Directions for this task
Taking the data below, please print only the lines from the line holding "What TikZ code" to the line holding "(celldot) at (243.7,181)", inclusive, with pictures omitted.

┌─ Source material

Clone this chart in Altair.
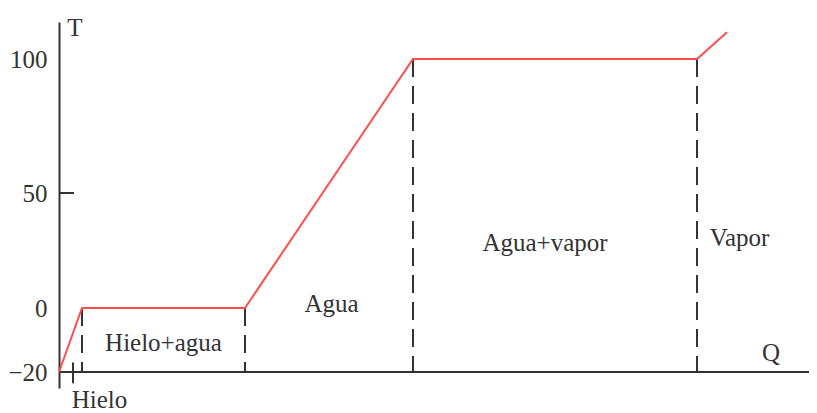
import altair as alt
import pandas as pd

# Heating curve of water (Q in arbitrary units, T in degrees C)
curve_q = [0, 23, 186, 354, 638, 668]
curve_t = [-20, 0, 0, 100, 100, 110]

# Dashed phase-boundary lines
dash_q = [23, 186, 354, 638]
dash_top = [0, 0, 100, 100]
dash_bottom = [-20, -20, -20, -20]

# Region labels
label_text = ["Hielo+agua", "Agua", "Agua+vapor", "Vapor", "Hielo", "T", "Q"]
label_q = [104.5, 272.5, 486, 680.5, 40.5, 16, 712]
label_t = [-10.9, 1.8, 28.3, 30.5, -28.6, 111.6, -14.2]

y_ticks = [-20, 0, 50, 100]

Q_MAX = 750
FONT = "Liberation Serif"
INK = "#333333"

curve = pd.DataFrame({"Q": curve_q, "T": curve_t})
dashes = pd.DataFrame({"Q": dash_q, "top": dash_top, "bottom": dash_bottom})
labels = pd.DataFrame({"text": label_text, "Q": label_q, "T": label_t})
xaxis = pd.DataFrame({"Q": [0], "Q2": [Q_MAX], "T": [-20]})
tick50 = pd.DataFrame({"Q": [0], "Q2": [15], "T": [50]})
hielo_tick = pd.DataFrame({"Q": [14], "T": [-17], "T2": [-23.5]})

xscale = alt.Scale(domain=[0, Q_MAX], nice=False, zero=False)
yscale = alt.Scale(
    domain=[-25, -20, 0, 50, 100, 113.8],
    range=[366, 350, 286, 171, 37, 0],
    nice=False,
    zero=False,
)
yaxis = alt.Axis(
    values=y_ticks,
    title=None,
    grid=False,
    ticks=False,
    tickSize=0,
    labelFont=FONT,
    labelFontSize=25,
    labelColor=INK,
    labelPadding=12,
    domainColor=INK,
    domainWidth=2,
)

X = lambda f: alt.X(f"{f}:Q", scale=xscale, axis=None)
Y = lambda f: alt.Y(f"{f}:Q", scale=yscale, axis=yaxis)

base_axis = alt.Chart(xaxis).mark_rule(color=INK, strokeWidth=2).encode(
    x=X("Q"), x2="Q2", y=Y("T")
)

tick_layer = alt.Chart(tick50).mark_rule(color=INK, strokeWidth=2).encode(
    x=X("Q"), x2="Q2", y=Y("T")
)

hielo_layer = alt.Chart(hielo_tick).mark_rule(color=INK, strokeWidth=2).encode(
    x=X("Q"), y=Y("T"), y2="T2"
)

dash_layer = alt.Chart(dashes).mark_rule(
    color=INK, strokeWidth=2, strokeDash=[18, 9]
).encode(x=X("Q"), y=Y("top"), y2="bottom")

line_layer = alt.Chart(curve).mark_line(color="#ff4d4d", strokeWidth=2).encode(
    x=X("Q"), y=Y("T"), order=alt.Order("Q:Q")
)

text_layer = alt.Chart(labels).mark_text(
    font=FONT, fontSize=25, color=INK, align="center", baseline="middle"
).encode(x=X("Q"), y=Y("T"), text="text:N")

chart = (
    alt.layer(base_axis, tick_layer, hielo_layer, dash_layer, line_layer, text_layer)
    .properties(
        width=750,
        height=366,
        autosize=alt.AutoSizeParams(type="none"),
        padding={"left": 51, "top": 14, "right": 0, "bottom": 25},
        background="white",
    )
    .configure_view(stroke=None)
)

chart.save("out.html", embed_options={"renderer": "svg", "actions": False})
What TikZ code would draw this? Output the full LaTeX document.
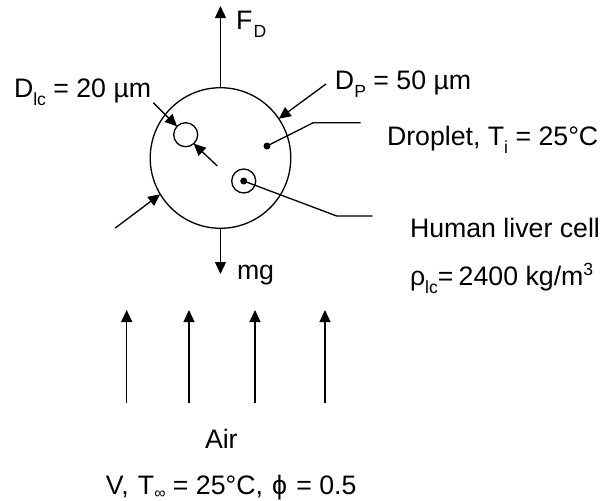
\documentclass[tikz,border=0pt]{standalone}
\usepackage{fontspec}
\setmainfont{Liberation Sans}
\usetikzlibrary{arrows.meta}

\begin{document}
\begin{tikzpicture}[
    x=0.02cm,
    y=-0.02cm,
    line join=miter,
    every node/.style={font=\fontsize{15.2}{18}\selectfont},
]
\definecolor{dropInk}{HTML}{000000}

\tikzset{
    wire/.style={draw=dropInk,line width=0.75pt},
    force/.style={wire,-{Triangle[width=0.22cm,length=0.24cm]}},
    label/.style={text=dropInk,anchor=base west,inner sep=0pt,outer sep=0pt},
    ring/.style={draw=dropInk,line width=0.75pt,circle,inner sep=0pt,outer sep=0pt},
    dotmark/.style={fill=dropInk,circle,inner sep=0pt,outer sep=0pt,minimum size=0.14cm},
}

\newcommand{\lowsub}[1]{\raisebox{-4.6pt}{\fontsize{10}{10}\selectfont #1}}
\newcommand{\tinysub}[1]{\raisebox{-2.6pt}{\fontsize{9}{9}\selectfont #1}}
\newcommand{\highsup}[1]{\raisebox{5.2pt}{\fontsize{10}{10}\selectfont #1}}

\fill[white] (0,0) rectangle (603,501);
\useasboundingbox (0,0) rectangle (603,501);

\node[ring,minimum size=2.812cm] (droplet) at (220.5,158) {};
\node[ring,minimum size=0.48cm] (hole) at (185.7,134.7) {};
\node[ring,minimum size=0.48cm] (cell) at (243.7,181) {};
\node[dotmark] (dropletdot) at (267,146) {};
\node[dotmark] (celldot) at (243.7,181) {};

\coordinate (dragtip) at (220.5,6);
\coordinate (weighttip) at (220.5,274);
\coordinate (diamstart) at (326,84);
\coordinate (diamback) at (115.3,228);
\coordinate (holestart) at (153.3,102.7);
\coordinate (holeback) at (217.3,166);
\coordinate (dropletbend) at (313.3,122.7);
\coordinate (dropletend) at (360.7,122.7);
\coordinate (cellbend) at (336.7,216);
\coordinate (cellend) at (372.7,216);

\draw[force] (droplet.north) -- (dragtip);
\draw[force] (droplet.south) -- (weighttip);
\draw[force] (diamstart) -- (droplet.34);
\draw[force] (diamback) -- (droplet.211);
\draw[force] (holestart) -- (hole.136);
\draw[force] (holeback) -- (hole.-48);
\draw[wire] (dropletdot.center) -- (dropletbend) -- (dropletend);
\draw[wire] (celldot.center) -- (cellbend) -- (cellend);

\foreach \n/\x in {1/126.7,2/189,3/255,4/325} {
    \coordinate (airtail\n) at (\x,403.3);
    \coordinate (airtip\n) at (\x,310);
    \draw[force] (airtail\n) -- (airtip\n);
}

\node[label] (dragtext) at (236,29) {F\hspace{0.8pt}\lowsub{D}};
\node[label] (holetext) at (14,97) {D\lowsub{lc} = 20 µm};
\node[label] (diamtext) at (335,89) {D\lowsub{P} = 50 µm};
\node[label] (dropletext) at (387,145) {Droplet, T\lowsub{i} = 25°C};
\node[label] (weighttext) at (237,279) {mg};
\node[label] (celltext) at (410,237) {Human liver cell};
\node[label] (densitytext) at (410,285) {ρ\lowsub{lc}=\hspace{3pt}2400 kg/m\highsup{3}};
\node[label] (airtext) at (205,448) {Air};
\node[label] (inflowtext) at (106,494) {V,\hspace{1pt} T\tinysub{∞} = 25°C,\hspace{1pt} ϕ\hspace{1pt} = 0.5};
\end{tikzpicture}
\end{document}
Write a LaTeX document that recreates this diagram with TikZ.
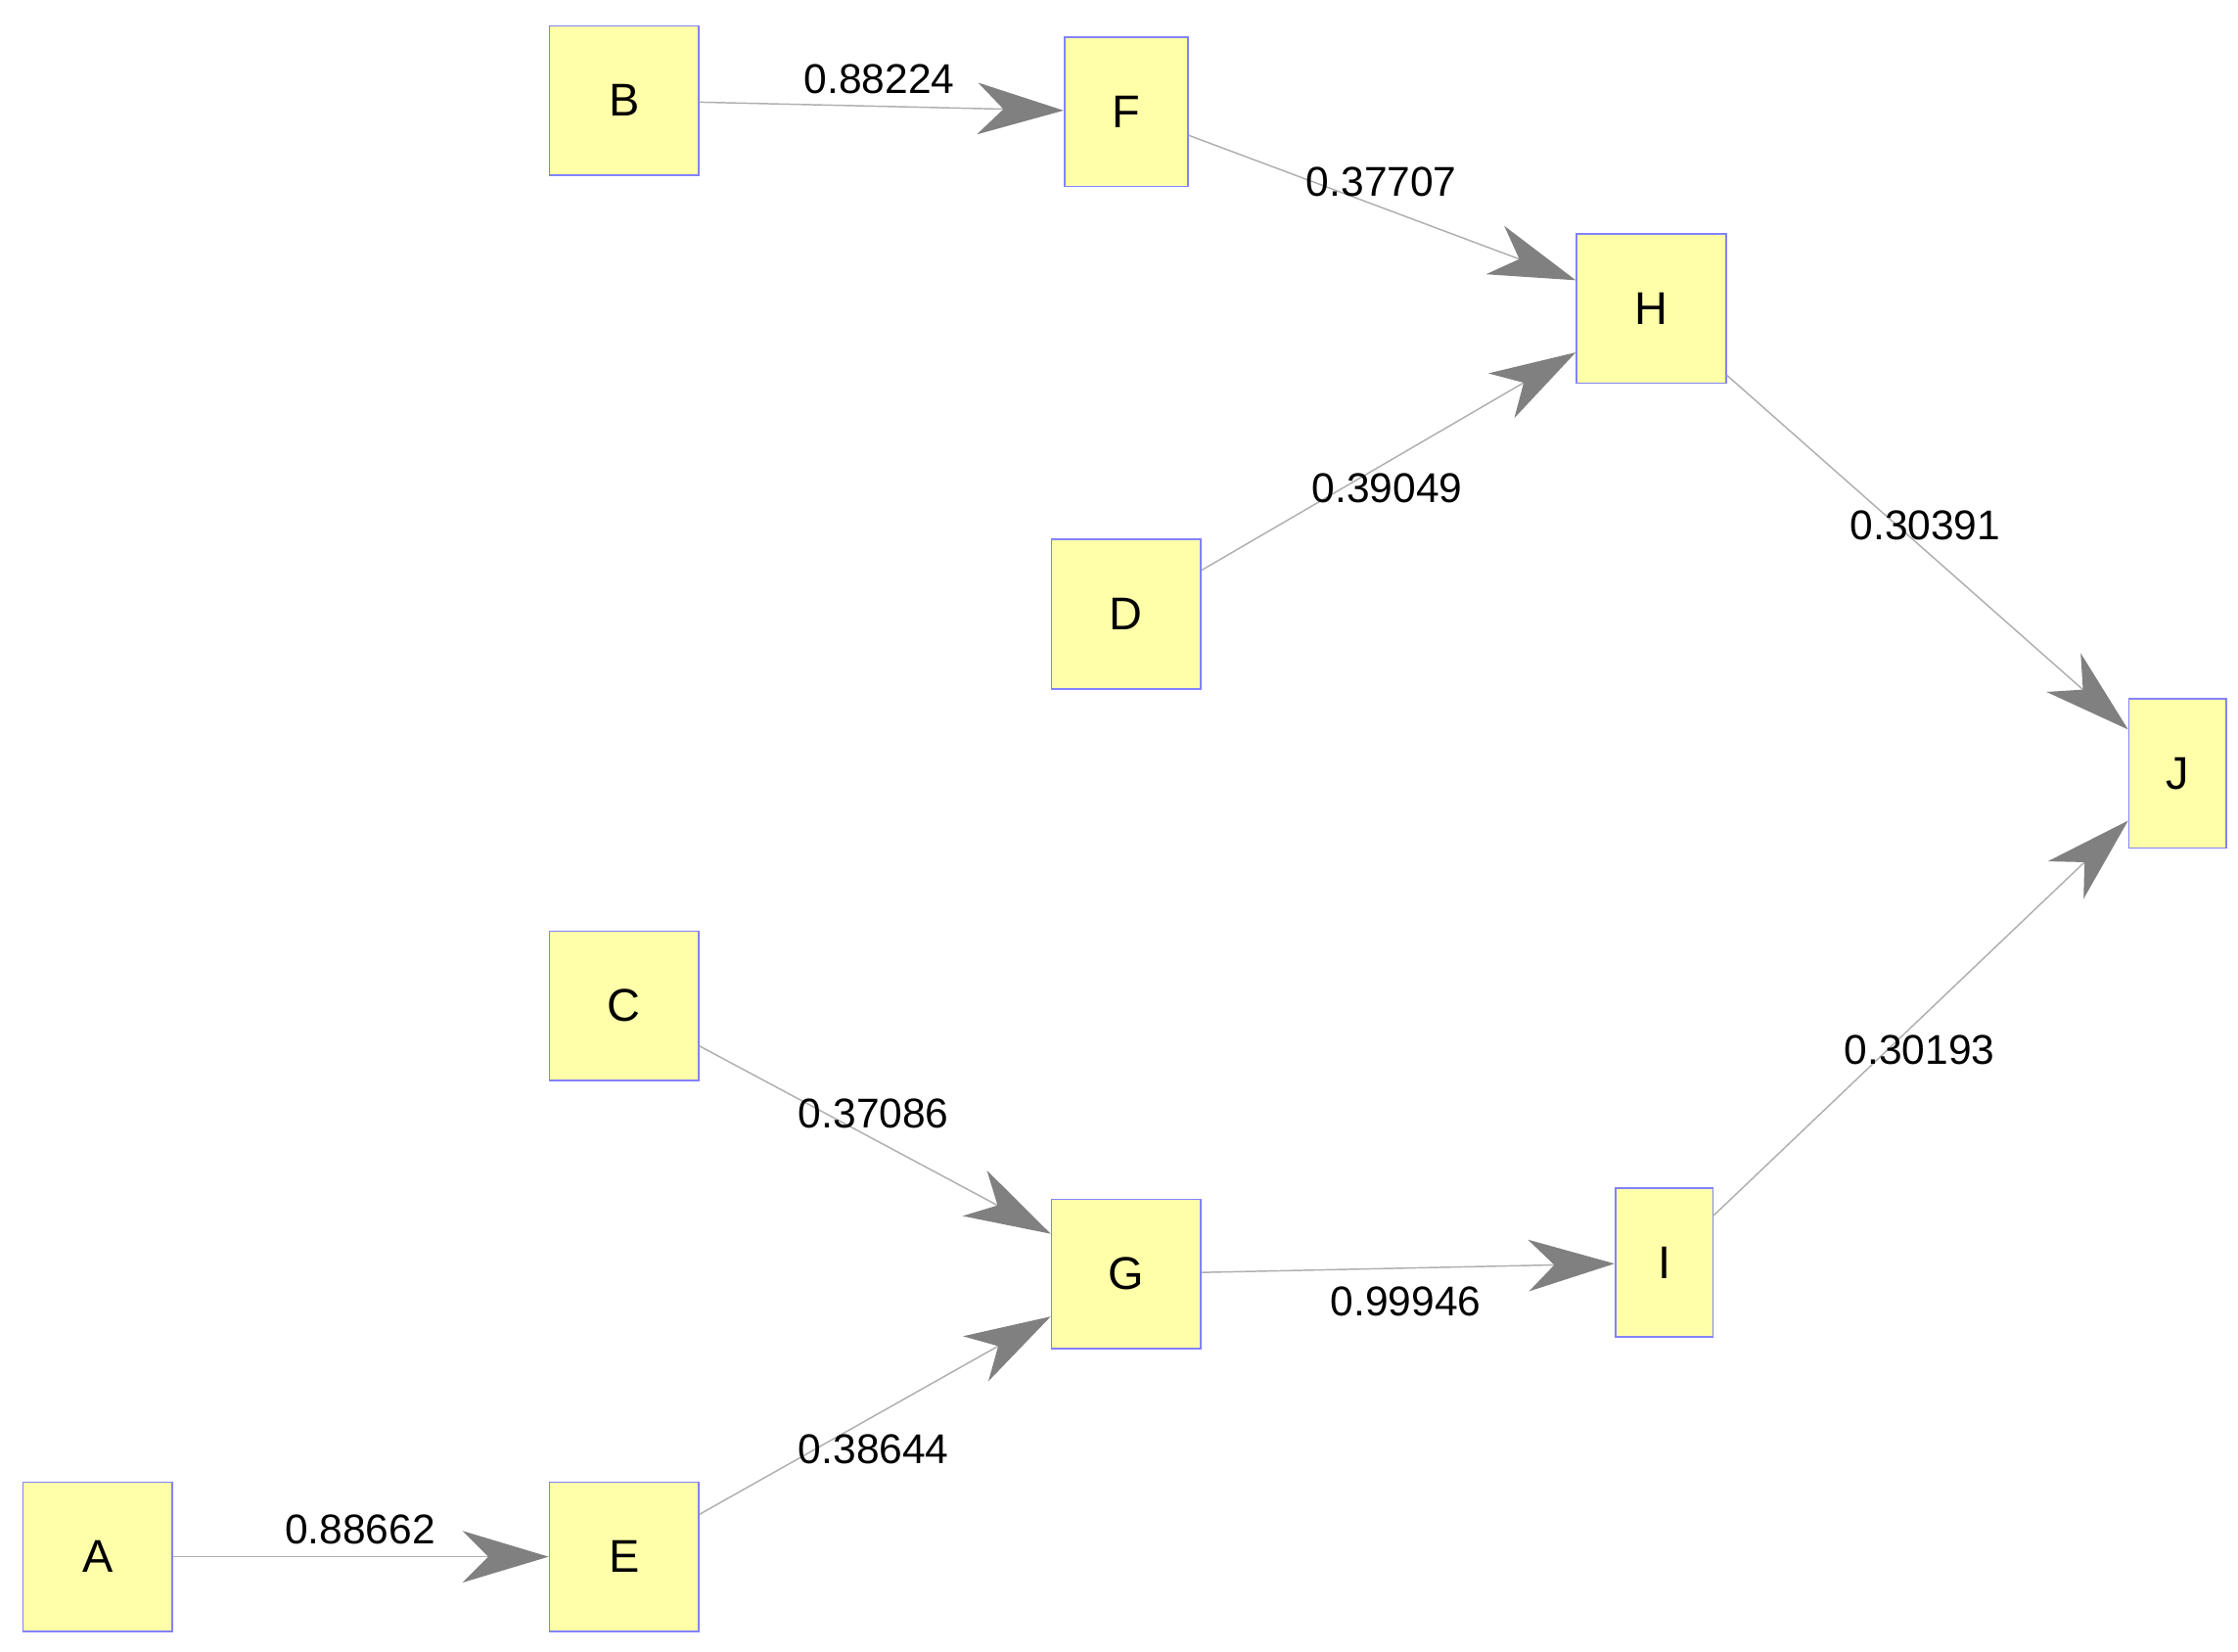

└─

Right answer
What TikZ code would draw this? Output the full LaTeX document.
\documentclass[tikz,border=0pt]{standalone}
\usepackage{fontspec}
\setmainfont{Liberation Sans}
\usetikzlibrary{arrows.meta}

\begin{document}
\begin{tikzpicture}[
    x=0.02cm,
    y=-0.02cm,
    line join=miter,
    every node/.style={font=\fontsize{15.2}{18}\selectfont},
]
\definecolor{dropInk}{HTML}{000000}

\tikzset{
    wire/.style={draw=dropInk,line width=0.75pt},
    force/.style={wire,-{Triangle[width=0.22cm,length=0.24cm]}},
    label/.style={text=dropInk,anchor=base west,inner sep=0pt,outer sep=0pt},
    ring/.style={draw=dropInk,line width=0.75pt,circle,inner sep=0pt,outer sep=0pt},
    dotmark/.style={fill=dropInk,circle,inner sep=0pt,outer sep=0pt,minimum size=0.14cm},
}

\newcommand{\lowsub}[1]{\raisebox{-4.6pt}{\fontsize{10}{10}\selectfont #1}}
\newcommand{\tinysub}[1]{\raisebox{-2.6pt}{\fontsize{9}{9}\selectfont #1}}
\newcommand{\highsup}[1]{\raisebox{5.2pt}{\fontsize{10}{10}\selectfont #1}}

\fill[white] (0,0) rectangle (603,501);
\useasboundingbox (0,0) rectangle (603,501);

\node[ring,minimum size=2.812cm] (droplet) at (220.5,158) {};
\node[ring,minimum size=0.48cm] (hole) at (185.7,134.7) {};
\node[ring,minimum size=0.48cm] (cell) at (243.7,181) {};
\node[dotmark] (dropletdot) at (267,146) {};
\node[dotmark] (celldot) at (243.7,181) {};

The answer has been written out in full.